Stored data >>

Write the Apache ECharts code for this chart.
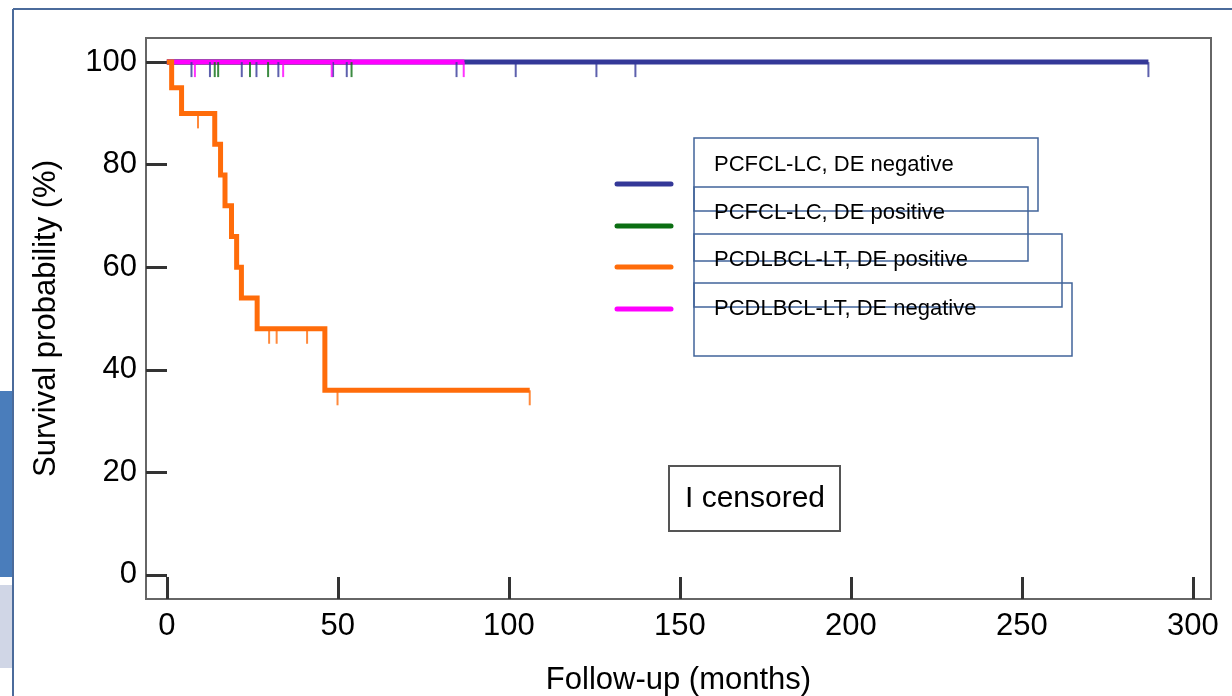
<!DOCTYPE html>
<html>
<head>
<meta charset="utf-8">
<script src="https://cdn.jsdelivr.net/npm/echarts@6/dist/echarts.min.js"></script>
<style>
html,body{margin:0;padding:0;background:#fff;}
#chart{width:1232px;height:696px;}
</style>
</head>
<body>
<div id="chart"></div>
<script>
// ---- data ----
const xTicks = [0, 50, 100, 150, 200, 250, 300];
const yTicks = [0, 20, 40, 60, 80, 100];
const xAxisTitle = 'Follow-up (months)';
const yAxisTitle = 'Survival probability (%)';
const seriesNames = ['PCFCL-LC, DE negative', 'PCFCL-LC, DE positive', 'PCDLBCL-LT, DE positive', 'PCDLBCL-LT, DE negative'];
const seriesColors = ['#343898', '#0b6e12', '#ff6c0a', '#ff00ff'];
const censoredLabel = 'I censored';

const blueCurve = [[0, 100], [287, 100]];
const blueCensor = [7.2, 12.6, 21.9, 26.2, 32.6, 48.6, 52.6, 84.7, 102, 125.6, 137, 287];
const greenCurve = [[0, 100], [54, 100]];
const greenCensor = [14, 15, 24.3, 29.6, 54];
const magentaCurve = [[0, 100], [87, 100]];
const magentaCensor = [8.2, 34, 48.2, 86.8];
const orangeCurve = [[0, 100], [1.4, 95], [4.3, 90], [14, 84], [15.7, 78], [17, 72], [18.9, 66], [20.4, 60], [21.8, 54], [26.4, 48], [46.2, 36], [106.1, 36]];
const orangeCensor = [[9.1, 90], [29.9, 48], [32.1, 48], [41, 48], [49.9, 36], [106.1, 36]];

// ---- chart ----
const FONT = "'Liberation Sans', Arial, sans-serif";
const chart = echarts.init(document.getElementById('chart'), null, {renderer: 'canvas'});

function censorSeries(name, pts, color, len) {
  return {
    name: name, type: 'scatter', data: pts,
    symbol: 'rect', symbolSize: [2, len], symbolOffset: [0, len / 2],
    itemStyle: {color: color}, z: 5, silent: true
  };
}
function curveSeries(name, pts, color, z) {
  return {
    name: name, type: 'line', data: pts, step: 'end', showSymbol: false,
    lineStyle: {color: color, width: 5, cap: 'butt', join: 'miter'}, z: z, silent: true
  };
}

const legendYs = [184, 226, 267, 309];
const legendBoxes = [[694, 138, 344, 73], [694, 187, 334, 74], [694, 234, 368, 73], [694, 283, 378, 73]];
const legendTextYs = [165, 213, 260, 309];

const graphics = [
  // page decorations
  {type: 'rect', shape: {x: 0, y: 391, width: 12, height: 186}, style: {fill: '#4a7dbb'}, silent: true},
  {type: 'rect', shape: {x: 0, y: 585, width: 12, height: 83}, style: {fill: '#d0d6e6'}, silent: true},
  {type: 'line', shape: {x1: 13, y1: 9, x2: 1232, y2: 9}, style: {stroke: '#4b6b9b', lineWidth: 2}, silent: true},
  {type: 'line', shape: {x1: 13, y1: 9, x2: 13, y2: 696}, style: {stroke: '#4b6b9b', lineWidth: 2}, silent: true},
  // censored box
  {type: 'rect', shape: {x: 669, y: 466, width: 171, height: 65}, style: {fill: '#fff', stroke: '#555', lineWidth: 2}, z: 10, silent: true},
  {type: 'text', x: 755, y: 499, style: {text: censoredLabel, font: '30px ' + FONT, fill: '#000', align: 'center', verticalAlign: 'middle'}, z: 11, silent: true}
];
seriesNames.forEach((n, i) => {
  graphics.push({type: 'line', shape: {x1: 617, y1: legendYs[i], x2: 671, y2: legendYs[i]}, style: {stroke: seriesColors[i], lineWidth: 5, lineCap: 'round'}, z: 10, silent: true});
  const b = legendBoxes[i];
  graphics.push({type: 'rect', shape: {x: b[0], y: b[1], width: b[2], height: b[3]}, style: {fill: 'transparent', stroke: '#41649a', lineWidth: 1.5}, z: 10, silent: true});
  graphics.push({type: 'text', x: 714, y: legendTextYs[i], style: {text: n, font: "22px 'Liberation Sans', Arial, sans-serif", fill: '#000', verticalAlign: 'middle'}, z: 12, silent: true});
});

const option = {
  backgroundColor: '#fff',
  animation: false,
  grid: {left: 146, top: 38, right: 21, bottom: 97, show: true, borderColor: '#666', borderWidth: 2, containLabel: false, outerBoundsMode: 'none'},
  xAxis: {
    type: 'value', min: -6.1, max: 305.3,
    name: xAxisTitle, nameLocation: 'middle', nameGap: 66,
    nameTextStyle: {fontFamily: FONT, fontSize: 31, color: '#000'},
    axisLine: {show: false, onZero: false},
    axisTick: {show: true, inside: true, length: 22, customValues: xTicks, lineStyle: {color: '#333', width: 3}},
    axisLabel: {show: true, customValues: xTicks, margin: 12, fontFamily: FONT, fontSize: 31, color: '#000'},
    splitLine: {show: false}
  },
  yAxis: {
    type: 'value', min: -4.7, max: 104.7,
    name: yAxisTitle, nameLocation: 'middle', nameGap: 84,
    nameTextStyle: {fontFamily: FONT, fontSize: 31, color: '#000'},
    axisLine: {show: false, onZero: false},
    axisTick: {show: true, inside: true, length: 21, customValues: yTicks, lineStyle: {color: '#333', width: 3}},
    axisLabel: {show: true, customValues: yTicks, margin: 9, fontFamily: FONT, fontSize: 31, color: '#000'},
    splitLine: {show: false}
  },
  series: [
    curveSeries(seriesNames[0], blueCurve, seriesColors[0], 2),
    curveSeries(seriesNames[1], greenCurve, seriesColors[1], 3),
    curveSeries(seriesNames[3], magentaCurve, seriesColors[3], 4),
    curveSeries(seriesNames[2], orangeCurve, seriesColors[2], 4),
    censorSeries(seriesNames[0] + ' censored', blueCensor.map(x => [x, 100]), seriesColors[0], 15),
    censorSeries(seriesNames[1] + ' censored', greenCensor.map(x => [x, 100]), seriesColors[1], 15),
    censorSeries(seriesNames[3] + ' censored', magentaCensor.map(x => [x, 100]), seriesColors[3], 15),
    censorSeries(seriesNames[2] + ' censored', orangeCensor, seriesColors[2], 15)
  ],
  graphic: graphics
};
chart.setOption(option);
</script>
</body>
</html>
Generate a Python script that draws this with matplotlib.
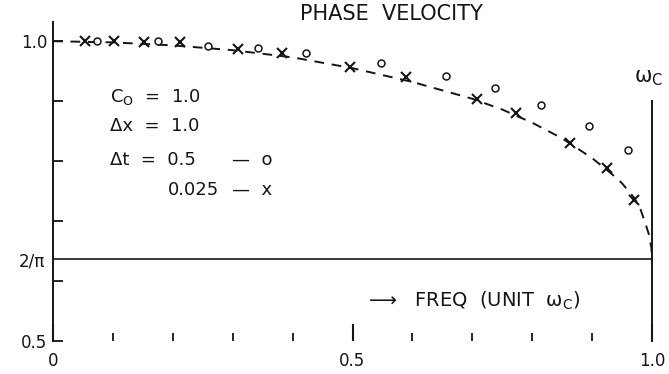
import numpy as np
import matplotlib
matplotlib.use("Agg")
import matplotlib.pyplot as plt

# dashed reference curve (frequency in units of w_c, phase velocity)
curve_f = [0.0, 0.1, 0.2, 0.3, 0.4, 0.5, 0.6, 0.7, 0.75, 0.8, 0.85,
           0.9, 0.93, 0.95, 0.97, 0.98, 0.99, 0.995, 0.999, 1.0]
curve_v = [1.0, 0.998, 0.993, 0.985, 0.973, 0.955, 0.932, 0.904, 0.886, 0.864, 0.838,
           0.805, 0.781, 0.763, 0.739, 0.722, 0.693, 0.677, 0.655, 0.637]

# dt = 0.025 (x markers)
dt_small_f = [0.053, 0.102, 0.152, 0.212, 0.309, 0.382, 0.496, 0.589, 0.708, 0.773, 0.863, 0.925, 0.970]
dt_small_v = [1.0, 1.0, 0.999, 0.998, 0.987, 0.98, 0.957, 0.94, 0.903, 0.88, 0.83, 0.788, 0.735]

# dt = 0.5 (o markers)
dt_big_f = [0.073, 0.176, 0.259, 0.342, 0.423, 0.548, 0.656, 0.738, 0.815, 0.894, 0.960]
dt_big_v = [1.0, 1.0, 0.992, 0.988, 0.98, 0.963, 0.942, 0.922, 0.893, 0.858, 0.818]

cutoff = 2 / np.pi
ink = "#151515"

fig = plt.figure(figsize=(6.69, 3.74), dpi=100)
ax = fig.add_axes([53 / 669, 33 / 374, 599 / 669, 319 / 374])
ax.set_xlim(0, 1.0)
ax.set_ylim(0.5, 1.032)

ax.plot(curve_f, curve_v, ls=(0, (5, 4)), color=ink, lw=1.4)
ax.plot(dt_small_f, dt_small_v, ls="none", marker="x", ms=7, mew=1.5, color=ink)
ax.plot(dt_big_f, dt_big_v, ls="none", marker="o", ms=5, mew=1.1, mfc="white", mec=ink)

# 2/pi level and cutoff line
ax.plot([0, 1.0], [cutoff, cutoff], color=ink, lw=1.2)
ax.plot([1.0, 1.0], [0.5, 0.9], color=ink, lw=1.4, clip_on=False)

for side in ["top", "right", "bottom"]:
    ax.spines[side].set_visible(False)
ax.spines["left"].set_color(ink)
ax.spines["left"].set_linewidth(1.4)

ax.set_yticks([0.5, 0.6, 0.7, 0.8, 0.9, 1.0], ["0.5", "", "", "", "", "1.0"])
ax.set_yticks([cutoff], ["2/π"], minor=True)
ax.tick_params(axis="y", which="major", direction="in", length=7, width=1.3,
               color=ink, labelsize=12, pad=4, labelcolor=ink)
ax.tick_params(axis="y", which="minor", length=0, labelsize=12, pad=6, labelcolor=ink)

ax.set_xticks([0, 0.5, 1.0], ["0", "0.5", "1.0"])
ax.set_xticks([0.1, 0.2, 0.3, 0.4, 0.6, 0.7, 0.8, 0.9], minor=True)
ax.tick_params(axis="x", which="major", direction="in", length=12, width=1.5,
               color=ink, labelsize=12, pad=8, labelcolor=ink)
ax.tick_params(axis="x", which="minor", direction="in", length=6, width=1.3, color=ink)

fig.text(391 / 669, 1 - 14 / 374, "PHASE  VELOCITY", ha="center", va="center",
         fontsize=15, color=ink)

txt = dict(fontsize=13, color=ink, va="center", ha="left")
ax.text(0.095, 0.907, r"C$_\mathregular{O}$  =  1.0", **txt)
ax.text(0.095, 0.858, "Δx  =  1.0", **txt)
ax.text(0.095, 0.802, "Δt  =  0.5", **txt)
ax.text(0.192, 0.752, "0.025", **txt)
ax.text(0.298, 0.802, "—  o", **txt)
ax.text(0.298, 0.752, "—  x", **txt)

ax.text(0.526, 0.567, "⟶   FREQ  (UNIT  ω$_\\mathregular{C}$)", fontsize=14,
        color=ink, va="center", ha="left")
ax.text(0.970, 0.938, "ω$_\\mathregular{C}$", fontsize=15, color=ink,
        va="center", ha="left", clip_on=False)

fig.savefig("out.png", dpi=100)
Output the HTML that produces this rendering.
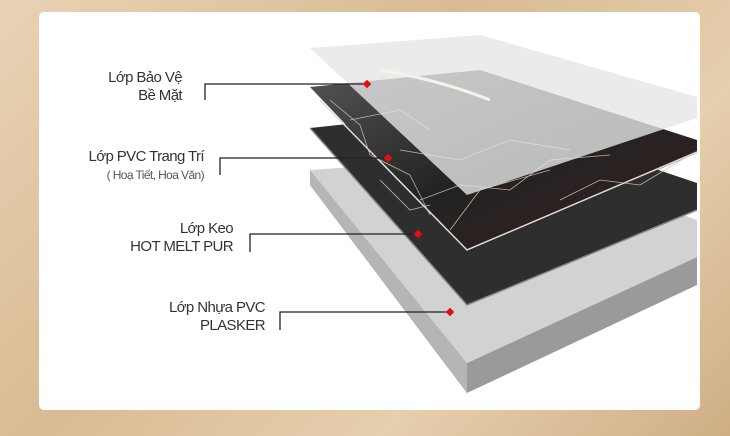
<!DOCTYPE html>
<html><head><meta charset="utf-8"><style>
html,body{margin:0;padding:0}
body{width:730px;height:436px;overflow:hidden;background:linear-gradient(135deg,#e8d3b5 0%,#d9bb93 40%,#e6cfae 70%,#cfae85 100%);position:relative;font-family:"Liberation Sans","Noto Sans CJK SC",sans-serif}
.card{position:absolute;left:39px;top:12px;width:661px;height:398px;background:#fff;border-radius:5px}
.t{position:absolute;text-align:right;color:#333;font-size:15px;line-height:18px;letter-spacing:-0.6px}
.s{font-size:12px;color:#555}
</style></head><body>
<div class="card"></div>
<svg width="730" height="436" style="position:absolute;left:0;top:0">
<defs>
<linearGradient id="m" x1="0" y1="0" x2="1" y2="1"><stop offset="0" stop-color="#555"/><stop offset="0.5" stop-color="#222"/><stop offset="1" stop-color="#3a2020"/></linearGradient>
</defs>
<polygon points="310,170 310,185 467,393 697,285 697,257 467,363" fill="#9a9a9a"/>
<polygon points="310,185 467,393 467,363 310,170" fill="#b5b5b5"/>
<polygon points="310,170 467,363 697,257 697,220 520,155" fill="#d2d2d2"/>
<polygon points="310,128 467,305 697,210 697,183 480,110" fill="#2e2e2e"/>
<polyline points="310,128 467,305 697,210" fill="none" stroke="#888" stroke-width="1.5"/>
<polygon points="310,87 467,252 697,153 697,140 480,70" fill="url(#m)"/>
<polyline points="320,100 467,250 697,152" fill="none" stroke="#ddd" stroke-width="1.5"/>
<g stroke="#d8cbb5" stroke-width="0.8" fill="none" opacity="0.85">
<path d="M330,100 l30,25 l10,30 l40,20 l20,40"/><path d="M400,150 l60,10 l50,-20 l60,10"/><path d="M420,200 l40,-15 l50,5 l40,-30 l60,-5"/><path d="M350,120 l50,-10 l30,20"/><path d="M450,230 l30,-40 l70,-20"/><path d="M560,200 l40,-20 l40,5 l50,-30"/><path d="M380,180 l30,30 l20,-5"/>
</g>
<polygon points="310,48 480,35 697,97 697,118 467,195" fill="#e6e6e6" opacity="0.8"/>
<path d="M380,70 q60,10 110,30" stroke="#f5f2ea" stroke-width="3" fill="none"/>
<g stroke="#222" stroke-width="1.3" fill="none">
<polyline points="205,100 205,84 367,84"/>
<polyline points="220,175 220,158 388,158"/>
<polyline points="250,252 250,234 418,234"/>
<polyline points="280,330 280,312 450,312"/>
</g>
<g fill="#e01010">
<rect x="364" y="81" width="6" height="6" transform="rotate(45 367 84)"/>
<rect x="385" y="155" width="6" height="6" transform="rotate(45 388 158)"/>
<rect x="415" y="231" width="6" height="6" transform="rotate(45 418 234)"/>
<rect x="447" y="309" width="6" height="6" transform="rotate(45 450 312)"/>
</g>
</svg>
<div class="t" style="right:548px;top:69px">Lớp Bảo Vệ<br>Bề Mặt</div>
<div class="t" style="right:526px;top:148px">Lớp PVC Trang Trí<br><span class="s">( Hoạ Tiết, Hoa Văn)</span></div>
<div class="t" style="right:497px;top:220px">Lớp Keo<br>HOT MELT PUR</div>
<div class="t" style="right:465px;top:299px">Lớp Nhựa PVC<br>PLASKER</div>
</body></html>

Task instructions >> Pictures are not part of the copy. Write out only the lines from the one containing "Generate a Python" through the one containing "0.805, 0.781, 0.763, 0.739, 0.722, 0.693, 0.677, 0.655, 0.637]", exactly as they stand, both included.

Full response >>
Generate a Python script that draws this with matplotlib.
import numpy as np
import matplotlib
matplotlib.use("Agg")
import matplotlib.pyplot as plt

# dashed reference curve (frequency in units of w_c, phase velocity)
curve_f = [0.0, 0.1, 0.2, 0.3, 0.4, 0.5, 0.6, 0.7, 0.75, 0.8, 0.85,
           0.9, 0.93, 0.95, 0.97, 0.98, 0.99, 0.995, 0.999, 1.0]
curve_v = [1.0, 0.998, 0.993, 0.985, 0.973, 0.955, 0.932, 0.904, 0.886, 0.864, 0.838,
           0.805, 0.781, 0.763, 0.739, 0.722, 0.693, 0.677, 0.655, 0.637]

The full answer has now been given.